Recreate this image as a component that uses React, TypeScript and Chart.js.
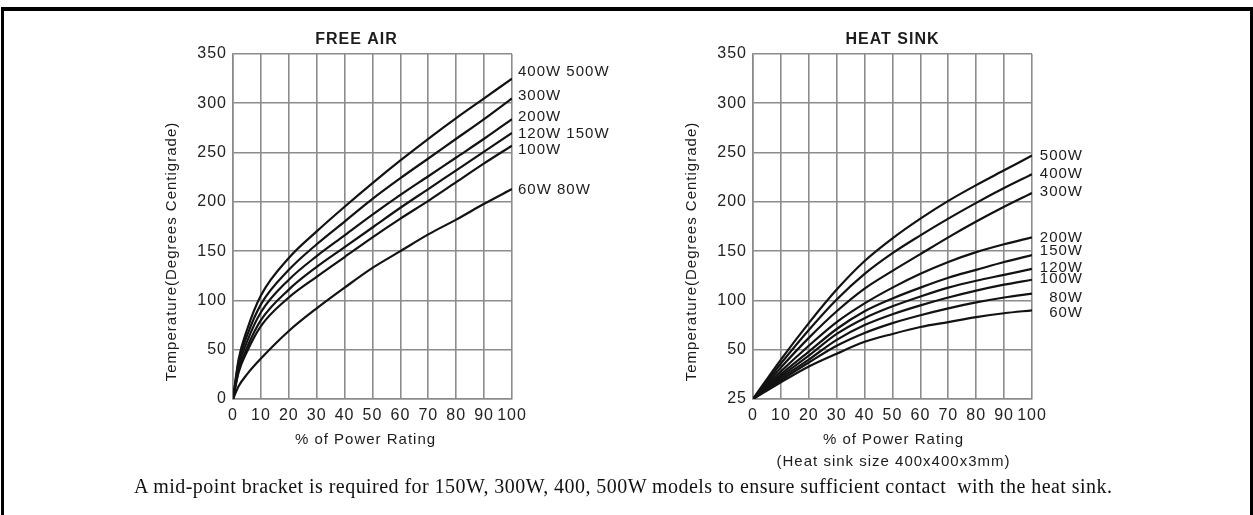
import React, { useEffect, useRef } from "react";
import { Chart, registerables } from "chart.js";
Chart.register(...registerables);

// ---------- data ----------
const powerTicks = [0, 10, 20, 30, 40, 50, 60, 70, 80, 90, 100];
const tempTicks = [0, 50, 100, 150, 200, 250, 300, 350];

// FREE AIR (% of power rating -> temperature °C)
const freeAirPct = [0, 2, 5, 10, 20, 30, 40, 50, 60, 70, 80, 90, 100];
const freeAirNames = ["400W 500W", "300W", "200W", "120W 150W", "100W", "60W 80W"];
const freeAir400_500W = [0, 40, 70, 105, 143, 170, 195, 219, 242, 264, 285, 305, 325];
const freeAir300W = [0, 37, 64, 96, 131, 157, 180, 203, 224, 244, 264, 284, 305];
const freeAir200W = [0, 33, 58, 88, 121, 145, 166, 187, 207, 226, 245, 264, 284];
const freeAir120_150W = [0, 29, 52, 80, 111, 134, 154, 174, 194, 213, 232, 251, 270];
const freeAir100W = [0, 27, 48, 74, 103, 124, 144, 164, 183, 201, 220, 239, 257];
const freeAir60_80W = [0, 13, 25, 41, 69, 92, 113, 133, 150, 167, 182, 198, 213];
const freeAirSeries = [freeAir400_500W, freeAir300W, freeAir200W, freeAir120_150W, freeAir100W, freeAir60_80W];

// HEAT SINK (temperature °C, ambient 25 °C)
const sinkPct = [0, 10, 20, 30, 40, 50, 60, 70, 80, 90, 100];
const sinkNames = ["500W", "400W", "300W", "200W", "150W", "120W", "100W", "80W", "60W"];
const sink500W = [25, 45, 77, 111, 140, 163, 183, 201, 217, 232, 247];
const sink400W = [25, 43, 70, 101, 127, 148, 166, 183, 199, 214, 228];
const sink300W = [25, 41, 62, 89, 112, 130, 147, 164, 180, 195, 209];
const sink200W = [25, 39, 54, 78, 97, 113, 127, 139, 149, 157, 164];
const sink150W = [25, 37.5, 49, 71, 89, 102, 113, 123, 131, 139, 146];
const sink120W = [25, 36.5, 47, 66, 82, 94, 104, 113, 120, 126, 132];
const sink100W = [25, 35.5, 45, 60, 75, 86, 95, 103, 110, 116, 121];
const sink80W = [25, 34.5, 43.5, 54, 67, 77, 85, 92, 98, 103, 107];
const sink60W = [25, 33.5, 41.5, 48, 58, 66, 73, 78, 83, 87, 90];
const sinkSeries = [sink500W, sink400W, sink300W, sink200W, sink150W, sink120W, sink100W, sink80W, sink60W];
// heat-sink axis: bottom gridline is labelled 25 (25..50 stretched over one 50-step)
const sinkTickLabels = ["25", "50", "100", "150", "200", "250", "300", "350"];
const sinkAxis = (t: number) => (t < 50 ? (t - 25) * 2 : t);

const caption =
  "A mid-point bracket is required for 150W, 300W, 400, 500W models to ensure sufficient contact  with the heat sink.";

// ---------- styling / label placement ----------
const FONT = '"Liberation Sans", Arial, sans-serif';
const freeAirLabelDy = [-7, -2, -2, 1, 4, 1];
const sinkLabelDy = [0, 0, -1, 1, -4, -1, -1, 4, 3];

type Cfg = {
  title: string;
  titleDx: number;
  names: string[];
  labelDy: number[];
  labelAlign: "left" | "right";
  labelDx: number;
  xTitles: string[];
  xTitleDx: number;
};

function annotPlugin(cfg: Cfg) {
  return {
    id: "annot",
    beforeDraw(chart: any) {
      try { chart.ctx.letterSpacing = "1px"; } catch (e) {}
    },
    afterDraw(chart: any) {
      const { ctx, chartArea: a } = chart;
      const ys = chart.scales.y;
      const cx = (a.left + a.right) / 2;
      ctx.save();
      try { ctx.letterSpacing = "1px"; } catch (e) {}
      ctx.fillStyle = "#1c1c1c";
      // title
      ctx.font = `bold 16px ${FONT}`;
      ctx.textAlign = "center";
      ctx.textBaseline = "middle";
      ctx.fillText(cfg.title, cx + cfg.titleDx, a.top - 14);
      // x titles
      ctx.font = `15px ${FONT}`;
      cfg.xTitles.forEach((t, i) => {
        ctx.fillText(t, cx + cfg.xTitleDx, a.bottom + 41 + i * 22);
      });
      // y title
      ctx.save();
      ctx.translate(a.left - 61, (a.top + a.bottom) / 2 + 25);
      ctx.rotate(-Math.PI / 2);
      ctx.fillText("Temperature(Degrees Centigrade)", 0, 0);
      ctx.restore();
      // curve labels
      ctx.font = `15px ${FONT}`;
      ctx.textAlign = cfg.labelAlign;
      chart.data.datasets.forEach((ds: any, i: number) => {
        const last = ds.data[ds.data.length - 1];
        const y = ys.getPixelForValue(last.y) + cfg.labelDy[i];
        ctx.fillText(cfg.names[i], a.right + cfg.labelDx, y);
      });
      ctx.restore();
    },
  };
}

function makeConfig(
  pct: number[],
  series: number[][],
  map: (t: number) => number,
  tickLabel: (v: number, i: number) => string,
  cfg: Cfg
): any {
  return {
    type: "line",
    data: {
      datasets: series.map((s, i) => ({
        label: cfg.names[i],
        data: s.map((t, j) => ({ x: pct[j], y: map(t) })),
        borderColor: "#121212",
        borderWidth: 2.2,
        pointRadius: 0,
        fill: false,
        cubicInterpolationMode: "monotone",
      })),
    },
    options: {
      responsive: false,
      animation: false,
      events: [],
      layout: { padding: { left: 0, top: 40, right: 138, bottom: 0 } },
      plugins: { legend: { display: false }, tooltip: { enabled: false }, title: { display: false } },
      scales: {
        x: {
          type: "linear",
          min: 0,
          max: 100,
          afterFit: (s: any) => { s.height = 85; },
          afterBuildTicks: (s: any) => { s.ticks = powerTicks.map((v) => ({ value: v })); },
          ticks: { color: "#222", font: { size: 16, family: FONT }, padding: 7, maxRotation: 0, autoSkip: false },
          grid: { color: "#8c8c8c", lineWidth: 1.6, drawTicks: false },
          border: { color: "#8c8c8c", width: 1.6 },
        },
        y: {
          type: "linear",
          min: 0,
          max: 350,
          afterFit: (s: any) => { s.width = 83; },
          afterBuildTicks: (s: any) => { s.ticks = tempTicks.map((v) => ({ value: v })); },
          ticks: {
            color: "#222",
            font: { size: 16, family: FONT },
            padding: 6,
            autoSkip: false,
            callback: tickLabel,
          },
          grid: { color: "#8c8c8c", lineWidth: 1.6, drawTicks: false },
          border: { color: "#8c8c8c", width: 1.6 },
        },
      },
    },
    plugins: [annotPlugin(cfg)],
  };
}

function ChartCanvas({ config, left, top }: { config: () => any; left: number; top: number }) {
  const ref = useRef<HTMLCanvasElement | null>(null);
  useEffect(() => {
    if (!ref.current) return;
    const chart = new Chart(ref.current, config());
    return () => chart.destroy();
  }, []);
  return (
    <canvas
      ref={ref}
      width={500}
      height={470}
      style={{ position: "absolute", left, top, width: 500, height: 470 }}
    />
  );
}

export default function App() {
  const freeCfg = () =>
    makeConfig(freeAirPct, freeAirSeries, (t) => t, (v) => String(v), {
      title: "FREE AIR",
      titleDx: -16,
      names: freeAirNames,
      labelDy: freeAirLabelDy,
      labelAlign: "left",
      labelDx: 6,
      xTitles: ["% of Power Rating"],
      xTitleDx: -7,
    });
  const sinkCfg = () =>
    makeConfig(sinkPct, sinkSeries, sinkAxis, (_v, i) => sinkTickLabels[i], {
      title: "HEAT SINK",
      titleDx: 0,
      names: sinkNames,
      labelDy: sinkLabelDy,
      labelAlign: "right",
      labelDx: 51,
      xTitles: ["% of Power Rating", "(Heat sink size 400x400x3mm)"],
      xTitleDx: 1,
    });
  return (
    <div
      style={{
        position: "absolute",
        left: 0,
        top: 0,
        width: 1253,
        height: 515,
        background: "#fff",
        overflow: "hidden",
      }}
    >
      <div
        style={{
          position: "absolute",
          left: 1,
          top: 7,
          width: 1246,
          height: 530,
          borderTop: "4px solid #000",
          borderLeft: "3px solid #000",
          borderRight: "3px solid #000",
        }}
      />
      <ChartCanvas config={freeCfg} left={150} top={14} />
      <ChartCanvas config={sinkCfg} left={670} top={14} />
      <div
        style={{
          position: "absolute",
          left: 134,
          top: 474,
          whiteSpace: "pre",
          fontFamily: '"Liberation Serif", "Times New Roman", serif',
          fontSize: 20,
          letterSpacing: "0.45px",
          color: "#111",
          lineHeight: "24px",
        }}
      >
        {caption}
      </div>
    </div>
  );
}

• PROBLEM TO SOLVE
Each line from the top of the material through the line containing "Chart.register(...registerables);" should be reproduced exactly; please drop any images.

• PROBLEM SOLUTION
Recreate this image as a component that uses React, TypeScript and Chart.js.
import React, { useEffect, useRef } from "react";
import { Chart, registerables } from "chart.js";
Chart.register(...registerables);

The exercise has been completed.